I am thinking of Ms. C, who works with a population of
English Language Learners. She knew that her guided reading instruction was
helping these third graders, but she fretted that they would not perform well
on the new PARCC tests. The concern was clear in her eyes and her voice as we
discussed the challenges that ELLs have in comprehension as they continue to
work on their fluency in English. I tried to reassure her that her work was
making a difference no matter what the PARCC tests might report.
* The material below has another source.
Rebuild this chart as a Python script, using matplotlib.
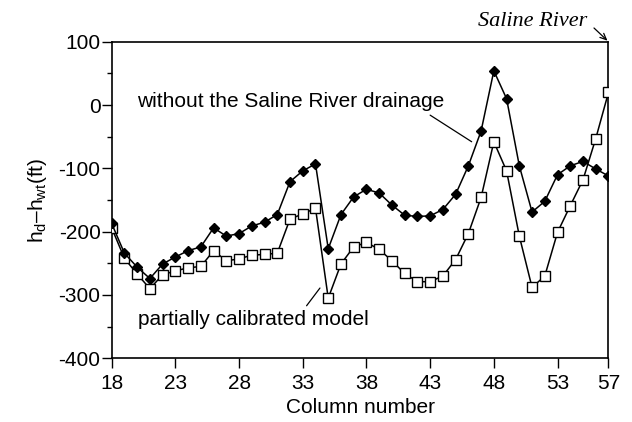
import matplotlib
matplotlib.use("Agg")
import matplotlib.pyplot as plt
import numpy as np

plt.rcParams['font.family'] = ['Liberation Sans', 'DejaVu Sans']
plt.rcParams['mathtext.fontset'] = 'custom'
plt.rcParams['mathtext.rm'] = 'Liberation Sans'
plt.rcParams['mathtext.it'] = 'Liberation Sans'
plt.rcParams['axes.unicode_minus'] = False

columns = list(range(18, 58))
without_drainage = [-187, -234, -256, -274, -251, -240, -230, -224, -194, -207,
                    -203, -191, -185, -173, -121, -104, -93, -227, -173, -145,
                    -133, -139, -158, -174, -176, -175, -165, -141, -96, -41,
                    54, 10, -96, -169, -152, -110, -96, -89, -101, -112]
partially_calibrated = [-194, -242, -267, -290, -268, -262, -257, -255, -230, -246,
                        -243, -237, -236, -234, -180, -172, -163, -305, -251, -224,
                        -217, -228, -246, -266, -279, -279, -270, -244, -203, -146,
                        -58, -104, -207, -288, -270, -201, -159, -118, -53, 20]
xticks = [18, 23, 28, 33, 38, 43, 48, 53, 57]
yticks = [-400, -300, -200, -100, 0, 100]

FS = 15

fig = plt.figure(figsize=(6.32, 4.22), dpi=100)
ax = fig.add_axes([0.1767, 0.1509, 0.9628 - 0.1767, 0.9012 - 0.1509])

ax.plot(columns, partially_calibrated, color='black', lw=1.1, marker='s',
        markersize=6.5, markerfacecolor='white', markeredgecolor='black',
        markeredgewidth=1.0, zorder=3)
ax.plot(columns, without_drainage, color='black', lw=1.1, marker='D',
        markersize=5.4, markerfacecolor='black', markeredgecolor='black', zorder=3)

ax.set_xlim(18, 57)
ax.set_ylim(-400, 100)
ax.set_xticks(xticks)
ax.set_yticks(yticks)
ax.set_yticks(np.arange(-350, 100, 100), minor=True)
ax.tick_params(axis='both', direction='out', labelsize=FS, width=1.0, color='black')
ax.tick_params(axis='y', which='major', length=7.5, pad=0.5)
ax.tick_params(axis='y', which='minor', length=3.8, width=1.0)
ax.tick_params(axis='x', which='major', length=7, pad=4)
for sp in ax.spines.values():
    sp.set_linewidth(1.2)

ax.set_xlabel('Column number', fontsize=FS, labelpad=4)
ax.set_ylabel(r'$\mathregular{h_d – h_{wt}}$(ft)', fontsize=FS, labelpad=7)

ax.text(20.0, 5, 'without the Saline River drainage', fontsize=FS, ha='left', va='center')
ax.annotate('', xy=(46.26, -58), xytext=(43.0, -16),
            arrowprops=dict(arrowstyle='-', color='black', lw=0.9, shrinkA=0, shrinkB=0))
ax.text(20.1, -339, 'partially calibrated model', fontsize=FS, ha='left', va='center')
ax.annotate('', xy=(34.35, -289), xytext=(33.3, -317),
            arrowprops=dict(arrowstyle='-', color='black', lw=0.9, shrinkA=0, shrinkB=0))

fig.text(587 / 632, 1 - 21 / 422, 'Saline River', fontsize=16,
         family=['Liberation Serif'], style='italic', ha='right', va='center')
ax.annotate('', xy=(57, 100), xycoords='data',
            xytext=(594, 422 - 28), textcoords='figure pixels',
            annotation_clip=False,
            arrowprops=dict(arrowstyle='->,head_length=0.45,head_width=0.2',
                            color='black', lw=0.9, shrinkA=0, shrinkB=1))

fig.savefig('out.png', dpi=100)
And then there was Ms. F, working in a lively classroom of
28 kindergarteners. The joy of learning was readily evident from the enthusiasm
the children showed for every task and also from the noise level that Ms. F
struggled mightily to contain. It was a happy room and there was great literacy
instruction happening. I saw one group of students taking some early tentative moves
to apply sight words they had learned to real reading situations.
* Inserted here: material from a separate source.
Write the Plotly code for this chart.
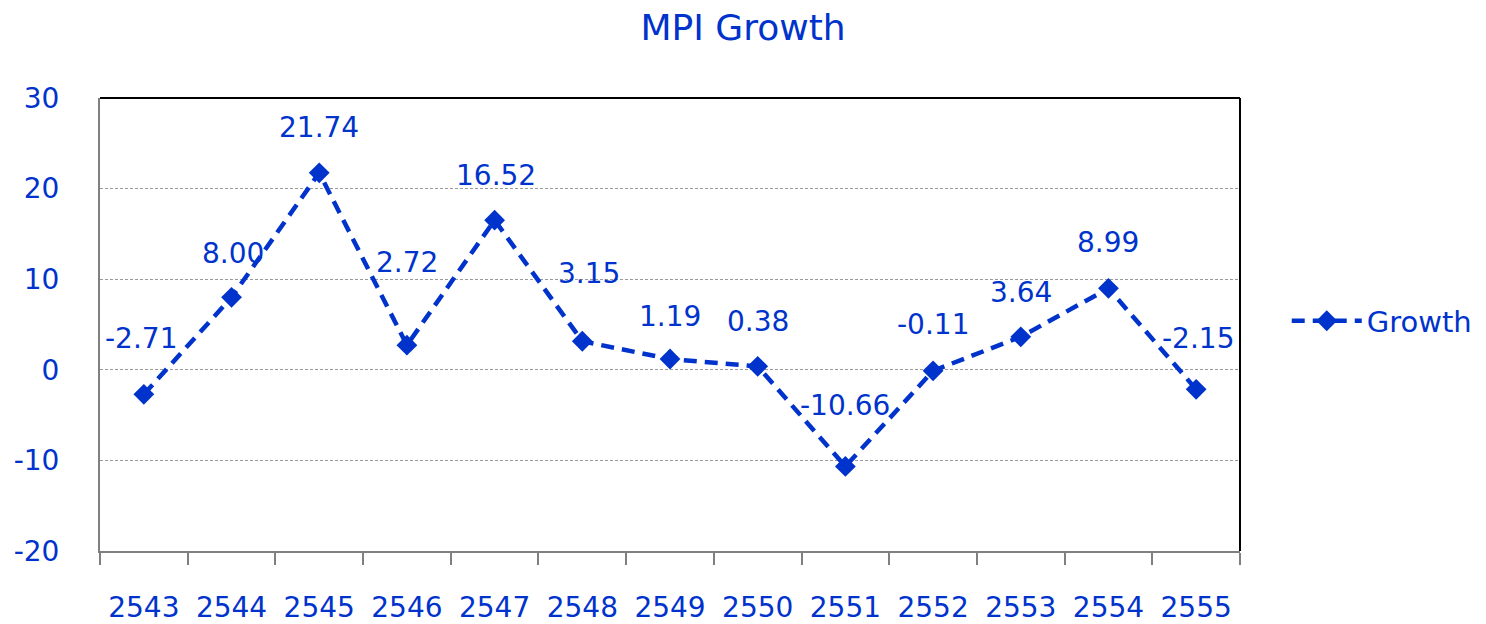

After school and after her challenging 6 hours with her
troop of 5 year-olds, I happened across Miss F. as she held a hushed and
concerned conversation with the school nurse about a child who was often sent
to school unbathed and unkempt and arrived in class on this bone chilling
November day with no coat.
And then there was Mr. M, one of those rare male
kindergarten teachers I have a special affection for. I observed as he directed
his little ones to a variety of literacy centers and then sat down for an
outstanding literacy lesson with a group of children who were about to take off
in reading. Every comment Mr. M made was supportive and on target to help the
children develop both the skills needed to read and a sense of the joy of
reading. As the lesson ended Mr. M said to the children, “You guys are so
smart. I want you all to kiss your brain.” With that the children all kissed
their hand and tapped themselves on the forehead.
These folks are the real hero teachers. The real hero
teachers show up, day after day, year after year after year. The real hero
teachers are certified to teach. The real hero teachers studied education in
college and they apply that knowledge to the real, often difficult learning
situations they encounter. The real hero teachers seek graduate degrees in
education that will help them refine their teaching and they are open to the
kind of professional development that can help them hone their craft.
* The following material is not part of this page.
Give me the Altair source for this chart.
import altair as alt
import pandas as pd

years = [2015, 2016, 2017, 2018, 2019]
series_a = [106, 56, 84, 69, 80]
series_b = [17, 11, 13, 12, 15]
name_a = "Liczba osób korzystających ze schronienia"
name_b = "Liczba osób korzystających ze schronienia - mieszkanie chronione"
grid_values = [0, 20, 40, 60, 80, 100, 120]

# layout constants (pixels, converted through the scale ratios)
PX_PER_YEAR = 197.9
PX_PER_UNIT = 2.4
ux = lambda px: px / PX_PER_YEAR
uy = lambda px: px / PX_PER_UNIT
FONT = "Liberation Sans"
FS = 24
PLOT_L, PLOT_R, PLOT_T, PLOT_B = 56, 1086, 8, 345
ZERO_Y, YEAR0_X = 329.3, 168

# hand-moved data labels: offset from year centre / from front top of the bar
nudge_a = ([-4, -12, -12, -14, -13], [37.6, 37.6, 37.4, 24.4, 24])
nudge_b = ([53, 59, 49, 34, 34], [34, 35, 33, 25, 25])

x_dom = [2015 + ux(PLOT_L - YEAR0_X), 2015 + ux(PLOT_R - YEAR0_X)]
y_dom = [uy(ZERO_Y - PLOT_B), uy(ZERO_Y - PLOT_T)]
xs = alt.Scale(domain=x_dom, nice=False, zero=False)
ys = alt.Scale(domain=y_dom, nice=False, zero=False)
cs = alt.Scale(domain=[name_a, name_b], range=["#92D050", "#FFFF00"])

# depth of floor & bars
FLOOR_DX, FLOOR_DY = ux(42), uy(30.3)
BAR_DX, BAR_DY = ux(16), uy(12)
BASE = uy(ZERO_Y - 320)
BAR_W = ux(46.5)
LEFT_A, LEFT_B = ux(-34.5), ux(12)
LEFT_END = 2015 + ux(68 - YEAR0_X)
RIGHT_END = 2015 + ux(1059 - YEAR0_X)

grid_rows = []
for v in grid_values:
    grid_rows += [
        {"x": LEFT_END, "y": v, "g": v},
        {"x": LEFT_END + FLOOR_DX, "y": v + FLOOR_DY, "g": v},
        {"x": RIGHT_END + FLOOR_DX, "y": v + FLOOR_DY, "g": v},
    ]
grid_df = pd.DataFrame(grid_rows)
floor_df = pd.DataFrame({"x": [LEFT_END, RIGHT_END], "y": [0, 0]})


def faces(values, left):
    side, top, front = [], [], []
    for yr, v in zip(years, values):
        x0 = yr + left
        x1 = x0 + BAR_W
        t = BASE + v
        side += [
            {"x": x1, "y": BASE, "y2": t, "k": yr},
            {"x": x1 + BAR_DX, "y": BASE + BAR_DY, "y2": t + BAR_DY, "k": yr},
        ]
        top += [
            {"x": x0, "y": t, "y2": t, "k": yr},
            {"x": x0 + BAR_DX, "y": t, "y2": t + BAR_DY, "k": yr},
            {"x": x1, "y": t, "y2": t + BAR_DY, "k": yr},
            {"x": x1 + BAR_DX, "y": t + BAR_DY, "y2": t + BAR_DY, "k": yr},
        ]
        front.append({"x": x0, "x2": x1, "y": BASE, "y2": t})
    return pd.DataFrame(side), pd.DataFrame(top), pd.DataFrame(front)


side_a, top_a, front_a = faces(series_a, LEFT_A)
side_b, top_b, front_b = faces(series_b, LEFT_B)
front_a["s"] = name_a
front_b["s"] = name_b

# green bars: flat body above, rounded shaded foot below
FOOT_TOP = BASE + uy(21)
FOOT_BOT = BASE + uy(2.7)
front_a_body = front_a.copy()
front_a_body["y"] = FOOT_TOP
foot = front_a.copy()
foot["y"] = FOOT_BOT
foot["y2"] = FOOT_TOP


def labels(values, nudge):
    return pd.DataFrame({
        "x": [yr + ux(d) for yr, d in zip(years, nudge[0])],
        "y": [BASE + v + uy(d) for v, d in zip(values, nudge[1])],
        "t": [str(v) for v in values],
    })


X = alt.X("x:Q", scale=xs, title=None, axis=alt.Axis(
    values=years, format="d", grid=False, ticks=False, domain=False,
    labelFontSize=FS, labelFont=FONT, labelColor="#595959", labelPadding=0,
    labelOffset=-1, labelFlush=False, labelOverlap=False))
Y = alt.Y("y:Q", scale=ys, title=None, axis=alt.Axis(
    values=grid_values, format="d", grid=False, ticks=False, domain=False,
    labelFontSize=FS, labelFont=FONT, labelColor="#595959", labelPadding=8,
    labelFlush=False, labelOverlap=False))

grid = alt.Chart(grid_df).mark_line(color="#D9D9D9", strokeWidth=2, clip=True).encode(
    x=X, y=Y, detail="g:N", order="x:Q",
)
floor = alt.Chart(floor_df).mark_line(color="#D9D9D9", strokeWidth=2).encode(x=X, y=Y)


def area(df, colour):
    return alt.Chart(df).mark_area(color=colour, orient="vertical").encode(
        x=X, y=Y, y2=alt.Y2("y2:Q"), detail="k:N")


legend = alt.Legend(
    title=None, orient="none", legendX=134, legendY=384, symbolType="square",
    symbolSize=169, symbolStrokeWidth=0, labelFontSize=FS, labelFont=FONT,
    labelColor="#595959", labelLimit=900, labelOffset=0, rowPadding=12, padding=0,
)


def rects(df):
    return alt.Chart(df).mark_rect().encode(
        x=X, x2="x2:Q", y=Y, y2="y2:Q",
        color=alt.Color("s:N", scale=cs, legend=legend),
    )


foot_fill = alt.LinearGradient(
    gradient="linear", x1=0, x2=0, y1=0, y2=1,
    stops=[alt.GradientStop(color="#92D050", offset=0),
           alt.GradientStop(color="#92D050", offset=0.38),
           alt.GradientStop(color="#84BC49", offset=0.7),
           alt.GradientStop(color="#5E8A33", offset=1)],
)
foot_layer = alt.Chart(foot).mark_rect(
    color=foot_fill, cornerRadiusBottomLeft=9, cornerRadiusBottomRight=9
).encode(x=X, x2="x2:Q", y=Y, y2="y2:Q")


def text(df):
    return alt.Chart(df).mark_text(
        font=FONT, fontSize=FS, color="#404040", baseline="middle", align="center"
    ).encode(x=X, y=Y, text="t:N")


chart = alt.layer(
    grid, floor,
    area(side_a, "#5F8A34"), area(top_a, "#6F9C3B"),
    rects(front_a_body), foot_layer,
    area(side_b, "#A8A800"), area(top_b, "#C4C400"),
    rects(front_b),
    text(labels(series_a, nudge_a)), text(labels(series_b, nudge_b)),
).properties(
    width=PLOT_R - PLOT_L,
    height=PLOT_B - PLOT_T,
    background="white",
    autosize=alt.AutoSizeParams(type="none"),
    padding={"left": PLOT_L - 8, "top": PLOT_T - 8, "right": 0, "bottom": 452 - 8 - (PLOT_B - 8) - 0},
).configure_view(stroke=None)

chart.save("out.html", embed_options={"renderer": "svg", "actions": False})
Ms. C, Ms. F, and Mr. M are heroes, but they are not
exceptions to the rule. They are typical of the teachers I have known and
worked with over the past 45 years. Good, honest, hard-working, intelligent
professionals doing the best they can. And the best they can is very good
indeed.
The notion that there are not enough heroic teachers to replicate
the KIPP or HCZ models is stupid. There are not enough of those teachers
because the model is fundamentally flawed and it seeks to draw people from
outside the profession, who may have a temporary commitment, but no desire to
stay the course. These are not dedicated teachers, they are temps. You cannot
build a lasting educational program with temp workers. You just need all the
Ms.Cs, Ms. Fs, and Mr. Ms you can find. You’ll find them in public schools.